The House Ways and Means committee recently reported on tax legislation designed to incentivize reconstruction in hurricane-ravaged areas of the Gulf region. These incentives include: 50% bonus depreciation; doubling the expensing of property allowable to small businesses under section 179, and allowing a 5 year carryback of NOLs. Perhaps most important is the allowance for businesses to expense up to 50 percent of the cleanup and demolition costs incurred.
These cleanup costs would otherwise have to be capitalized under current rules. To illustrate, suppose you bought a property with a broken-down business on it. You want to build a new one.
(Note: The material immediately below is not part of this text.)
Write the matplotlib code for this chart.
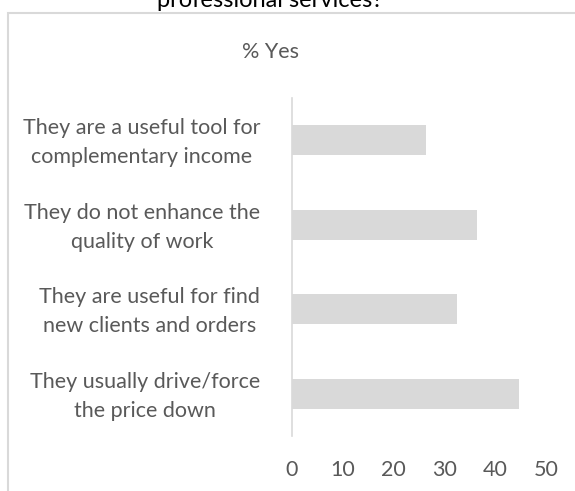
import matplotlib
matplotlib.use("Agg")
import matplotlib.pyplot as plt
from matplotlib.patches import Rectangle
from matplotlib.transforms import ScaledTranslation

plt.rcParams['font.family'] = ['Lato', 'DejaVu Sans']

# survey answers, top to bottom
statements = [
    "They are a useful tool for\ncomplementary income",
    "They do not enhance the\nquality of work",
    "They are useful for find\nnew clients and orders",
    "They usually drive/force\nthe price down",
]
pct_yes = [26.4, 36.5, 32.5, 44.7]
xticks = [0, 10, 20, 30, 40, 50]

grey_txt = '#595959'
grey_bar = '#d9d9d9'

fig = plt.figure(figsize=(5.75, 4.91), dpi=100)
ax = fig.add_axes([0.5078, 0.112, 0.4418, 0.6884])

ypos = list(range(len(statements)))
ax.barh(ypos, pct_yes, height=0.355, color=grey_bar)

ax.set_xlim(0, 50)
ax.set_ylim(3.5, -0.5)
ax.set_xticks(xticks)
ax.set_xticklabels([str(t) for t in xticks], color=grey_txt, fontsize=15.5)
ax.set_yticks(ypos)
ax.set_yticklabels(statements, color=grey_txt, fontsize=15.5,
                   ha='right', multialignment='center', linespacing=1.55)
ax.tick_params(axis='both', length=0)
ax.tick_params(axis='x', pad=17)
ax.tick_params(axis='y', pad=23)

# nudge the two-line labels up a little so they sit level with the bars
lift = ScaledTranslation(0, 0.04, fig.dpi_scale_trans)
for lbl in ax.get_yticklabels():
    lbl.set_transform(lbl.get_transform() + lift)

for side in ['top', 'right', 'bottom']:
    ax.spines[side].set_visible(False)
ax.spines['left'].set_color(grey_bar)
ax.spines['left'].set_linewidth(1.2)

# chart frame, runs off the right and bottom edges
fig.patches.append(Rectangle((8 / 575, -0.2), 1.1, 1.2 - 13 / 491,
                             transform=fig.transFigure, fill=False,
                             edgecolor=grey_bar, linewidth=1.5))

fig.text(271 / 575, 1 - 52 / 491, "% Yes", ha='center', va='center',
         color=grey_txt, fontsize=15.5)
fig.text(270 / 575, 1 - 7 / 491, "professional services?", ha='center',
         va='baseline', color='black', fontsize=17)

fig.savefig("out.png", dpi=100)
The demolition costs become part of the basis in the land you have acquired. That means no tax benefits for you. This change should help reduce the after-tax cost of the cleanup and construction of new business structures in the region.
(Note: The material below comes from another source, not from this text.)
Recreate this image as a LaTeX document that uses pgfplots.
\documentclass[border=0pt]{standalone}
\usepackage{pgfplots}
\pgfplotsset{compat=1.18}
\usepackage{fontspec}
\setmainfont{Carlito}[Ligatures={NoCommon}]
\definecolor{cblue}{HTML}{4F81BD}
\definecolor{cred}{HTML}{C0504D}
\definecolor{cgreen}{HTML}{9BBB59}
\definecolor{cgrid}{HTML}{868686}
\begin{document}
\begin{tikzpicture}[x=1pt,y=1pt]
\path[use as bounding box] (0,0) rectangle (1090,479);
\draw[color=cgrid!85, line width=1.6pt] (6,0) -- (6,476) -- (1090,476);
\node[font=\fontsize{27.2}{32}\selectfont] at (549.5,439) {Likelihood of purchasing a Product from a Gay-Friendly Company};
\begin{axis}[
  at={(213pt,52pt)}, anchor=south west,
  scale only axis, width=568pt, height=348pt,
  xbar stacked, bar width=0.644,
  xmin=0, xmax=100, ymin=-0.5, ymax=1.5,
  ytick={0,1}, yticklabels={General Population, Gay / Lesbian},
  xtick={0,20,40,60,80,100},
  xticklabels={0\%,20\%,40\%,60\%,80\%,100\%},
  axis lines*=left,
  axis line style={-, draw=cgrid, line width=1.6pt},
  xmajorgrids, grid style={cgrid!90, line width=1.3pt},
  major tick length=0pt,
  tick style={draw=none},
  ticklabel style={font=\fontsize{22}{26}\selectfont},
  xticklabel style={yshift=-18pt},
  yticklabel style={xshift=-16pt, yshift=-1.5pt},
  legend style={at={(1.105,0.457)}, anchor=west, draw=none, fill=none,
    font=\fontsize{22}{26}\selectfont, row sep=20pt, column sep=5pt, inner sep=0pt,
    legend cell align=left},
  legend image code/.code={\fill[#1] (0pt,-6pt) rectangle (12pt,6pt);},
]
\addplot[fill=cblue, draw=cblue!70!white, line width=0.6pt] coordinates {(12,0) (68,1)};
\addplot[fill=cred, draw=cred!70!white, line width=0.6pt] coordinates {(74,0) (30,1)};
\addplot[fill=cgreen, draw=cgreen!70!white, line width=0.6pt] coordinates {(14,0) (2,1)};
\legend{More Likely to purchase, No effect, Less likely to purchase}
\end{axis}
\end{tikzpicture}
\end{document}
Not all businesses will be treated equally, however. The Committee Report states: “The GO Zone restoration tax incentives will not be extended to the following types of businesses or investments: Country clubs, facilities used for gambling, hot tub facilities, liquor stores, massage parlors, private or commercial golf courses, racetracks, and suntan facilities. “ Looks like these groups had lobbyists that let them down. (Or perhaps the politicians took their money and decided to vote against them anyway.) So, it looks like a lot of folks in the Gulf region are going to have quiet, dry, and (with no suntan facilities incentives) a pasty white Christmas.
P.S. This bill also includes a one-year extender for AMT relief. Mr. Rangel must be pleased.